Psychology

The Effect of Demographic and Psychological Factors on Vaccine Reluctance in COVID-19: A Systematic Review

The Effect of Demographic and Psychological Factors on Vaccine Reluctance in COVID-19: A Systematic Review

The current review contributes crucially to the COVID-19-related scientific literature emphasising the requirement of addressing the factors of vaccine acceptance and hesitancy while designing public health interventions/mass vaccination during a pandemic.

Authors

Divya Bhatia, Assistant Professor, Jindal School of Psychology and Counselling, O.P. Jindal Global University, Sonipat, Haryana, India.

Deepak Pandiaraj, Assistant Professor, Jindal School of Psychology and Counselling, O.P. Jindal Global University, Sonipat, Haryana, India.

Sadananda Reddy, IMPACT, NIHR, University of York, United Kingdom.

Summary

Background: Though the COVID-19 pandemic claimed millions of lives worldwide, advanced vaccine research resulted in the quick evolvement of many potential vaccines. Despite mass vaccine availability, people across the globe were revealed to be uncertain about receiving the vaccination against COVID-19.

Objectives: The current chapter, following a systematic review approach, addresses three crucial questions: (a) worldwide COVID-19 vaccine acceptance and hesitancy rates, (b) demographic factors determining the COVID-19 vaccine acceptance and hesitancy, and (c) psychological factors influencing COVID-19 vaccine acceptance and hesitancy.

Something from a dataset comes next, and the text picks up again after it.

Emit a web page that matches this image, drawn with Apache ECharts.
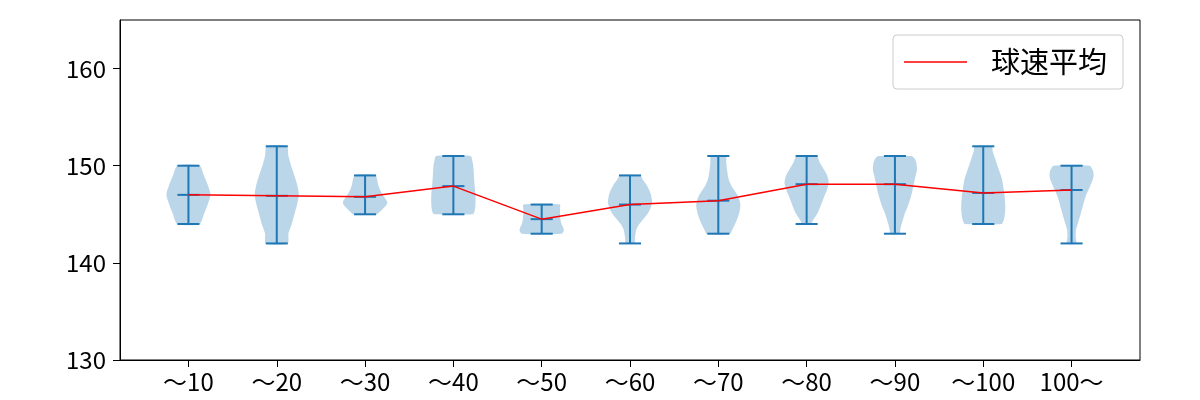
<!DOCTYPE html>
<html>
<head>
<meta charset="utf-8">
<script src="https://cdn.jsdelivr.net/npm/echarts@6/dist/echarts.min.js"></script>
<style>
  html, body { margin: 0; padding: 0; background: #fff; }
  #chart { width: 1200px; height: 400px; }
</style>
</head>
<body>
<div id="chart"></div>
<script>
// ---- data ----
const categories = ['〜10', '〜20', '〜30', '〜40', '〜50', '〜60', '〜70', '〜80', '〜90', '〜100', '100〜'];
const meanSpeed = [147.0, 146.9, 146.8, 147.9, 144.5, 146.0, 146.4, 148.1, 148.1, 147.2, 147.5];
const minSpeed  = [144, 142, 145, 145, 143, 142, 143, 144, 143, 144, 142];
const maxSpeed  = [150, 152, 149, 151, 146, 149, 151, 151, 151, 152, 150];
// violin density profiles: [speed, relative width]
const shape10  = [[144,0.5],[145,0.7],[146,0.87],[147,1.0],[148,0.88],[149,0.7],[150,0.5]];
const shape20  = [[142,0.49],[143,0.53],[143.5,0.6],[144,0.68],[145,0.8],[146,0.92],[147,1.0],[148,0.93],[149,0.8],[150,0.65],[151,0.53],[152,0.45]];
const shape30  = [[145,0.5],[145.5,0.78],[146,0.98],[146.3,1.0],[146.8,0.86],[147.5,0.68],[148,0.6],[149,0.46]];
const shape40  = [[145,0.88],[145.3,0.96],[146,1.0],[147,1.0],[148,0.96],[149,0.93],[150,0.9],[150.6,0.85],[151,0.78]];
const shape50  = [[143,0.9],[143.3,1.0],[143.6,0.98],[144,0.9],[144.5,0.85],[145,0.83],[145.5,0.83],[146,0.82]];
const shape60  = [[142,0.2],[142.5,0.22],[143,0.25],[143.5,0.3],[144,0.42],[144.5,0.6],[145,0.78],[145.5,0.9],[146.2,1.0],[147,0.95],[147.5,0.87],[148,0.76],[148.5,0.6],[149,0.45]];
const shape70  = [[143,0.53],[143.5,0.65],[144,0.76],[144.8,0.9],[145.5,0.98],[146,1.0],[146.5,0.95],[147,0.86],[147.5,0.72],[148,0.58],[148.6,0.47],[149.5,0.4],[150.3,0.36],[151,0.33]];
const shape80  = [[144,0.2],[144.4,0.29],[145,0.47],[145.5,0.57],[146,0.66],[146.5,0.74],[147,0.83],[147.5,0.92],[148.2,1.0],[148.7,0.97],[149.2,0.89],[149.7,0.76],[150.3,0.6],[151,0.45]];
const shape90  = [[143,0.21],[143.4,0.24],[144,0.3],[144.5,0.37],[145.1,0.45],[145.8,0.58],[146.8,0.72],[147.5,0.8],[148.6,0.9],[149.6,1.0],[150.4,0.96],[150.8,0.87],[151,0.75]];
const shape100 = [[144,0.83],[144.4,0.93],[145,0.98],[145.8,1.0],[146.8,0.97],[147.5,0.93],[148.6,0.85],[149.5,0.72],[150.3,0.6],[151,0.5],[151.5,0.43],[152,0.38]];
const shape100p = [[142,0.2],[142.7,0.19],[143.4,0.2],[144,0.28],[145.1,0.42],[146,0.53],[146.85,0.64],[148,0.86],[148.5,0.95],[149,1.0],[149.5,0.97],[149.8,0.9],[150,0.83]];
const violinShapes = [shape10, shape20, shape30, shape40, shape50, shape60, shape70, shape80, shape90, shape100, shape100p];
const yTicks = [130, 140, 150, 160];
const legendName = '球速平均';

// ---- chart ----
const BLUE = '#1f77b4';
const HALF = 0.25;   // max half width of violin (x units)
const CAP = 0.125;   // half length of cap lines

const chart = echarts.init(document.getElementById('chart'), null, { renderer: 'canvas' });
const positions = categories.map((c, i) => i + 1);

function renderViolin(params, api) {
  const i = params.dataIndex;
  const x = api.value(0);
  const lo = api.value(1), hi = api.value(2), mean = api.value(3);
  const prof = violinShapes[i];
  const right = prof.map(p => api.coord([x + p[1] * HALF, p[0]]));
  const left = prof.slice().reverse().map(p => api.coord([x - p[1] * HALF, p[0]]));
  const pts = right.concat(left);
  const lineStyle = { stroke: BLUE, lineWidth: 2 };
  const hline = (v) => {
    const a = api.coord([x - CAP, v]), b = api.coord([x + CAP, v]);
    return { type: 'line', shape: { x1: a[0], y1: a[1], x2: b[0], y2: b[1] }, style: lineStyle };
  };
  const top = api.coord([x, hi]), bot = api.coord([x, lo]);
  return {
    type: 'group',
    children: [
      { type: 'polygon', shape: { points: pts, smooth: 0.25 }, style: { fill: 'rgba(31,119,180,0.3)', stroke: 'none' } },
      { type: 'line', shape: { x1: top[0], y1: top[1], x2: bot[0], y2: bot[1] }, style: lineStyle },
      hline(hi), hline(lo), hline(mean)
    ]
  };
}

const FONT = '"Noto Sans CJK JP", "Noto Sans", sans-serif';

const option = {
  animation: false,
  backgroundColor: '#ffffff',
  textStyle: { fontFamily: FONT },
  grid: {
    left: 120, right: 60, top: 20, bottom: 40,
    show: true, borderColor: '#000', borderWidth: 1, backgroundColor: 'transparent'
  },
  legend: {
    data: [{ name: legendName, icon: 'rect' }],
    left: 893, top: 35,
    padding: [11, 16, 11, 11],
    itemWidth: 63, itemHeight: 1.5,
    backgroundColor: 'rgba(255,255,255,0.8)',
    borderColor: '#cccccc', borderWidth: 1, borderRadius: 4,
    textStyle: { fontSize: 29, color: '#000', padding: [0, 0, 0, 19], lineHeight: 32, fontFamily: FONT }
  },
  xAxis: {
    type: 'value', min: 0.225, max: 11.775,
    splitLine: { show: false },
    axisLine: { onZero: false, lineStyle: { color: '#000', width: 1 } },
    axisTick: { show: true, inside: false, length: 7, customValues: positions, lineStyle: { color: '#000', width: 1 } },
    axisLabel: {
      customValues: positions, margin: 10, fontSize: 24, color: '#000', fontFamily: FONT,
      formatter: (v) => categories[Math.round(v) - 1] || ''
    }
  },
  yAxis: {
    type: 'value', min: 130, max: 165,
    splitLine: { show: false },
    axisLine: { show: true, onZero: false, lineStyle: { color: '#000', width: 1 } },
    axisTick: { show: true, inside: false, length: 7, customValues: yTicks, lineStyle: { color: '#000', width: 1 } },
    axisLabel: { customValues: yTicks, margin: 14, fontSize: 24, color: '#000', fontFamily: FONT }
  },
  series: [
    {
      type: 'custom',
      name: 'violin',
      renderItem: renderViolin,
      data: positions.map((p, i) => [p, minSpeed[i], maxSpeed[i], meanSpeed[i]]),
      encode: { x: 0, y: [1, 2] },
      z: 2
    },
    {
      type: 'line',
      name: legendName,
      data: positions.map((p, i) => [p, meanSpeed[i]]),
      symbol: 'none',
      lineStyle: { color: '#ff0000', width: 1.5 },
      itemStyle: { color: '#ff0000' },
      z: 3
    }
  ]
};
chart.setOption(option);
</script>
</body>
</html>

Method: The protocol was registered with PROSPERO (registration number: CRD42022369290). No funding was received for the current systematic review. PubMed and Scopus databases were searched for published articles in peer-reviewed journals in English from December 2020 to October 2022. Records numbering 1,201 were identified, and 54 studies were finally included.

Results: Twenty demographic and 11 psychological factors were identified as significant determining factors of vaccine acceptance and hesitancy across 54 studies in the current systematic review. Most frequent factors are plotted against the number of studies they appeared in.

Discussion: Several other factors, such as symptoms of anxiety and depression, marital status, and political ideologies, were linked with vaccine acceptance and hesitancy and can be the scope of future studies as the current study was limited to discussing the most prominent factors that repeatedly appeared in five or more studies.

Conclusion: By identifying the prominent factors, the current review contributes crucially to the COVID-19-related scientific literature emphasising the requirement of addressing these factors while designing public health interventions/mass vaccination during a pandemic.

Published in: Exploring the Psycho-Social Impact of Covid-19: Global Perspectives on Behaviour, Interventions and Future Directions, Pages 153 – 199, Routledge.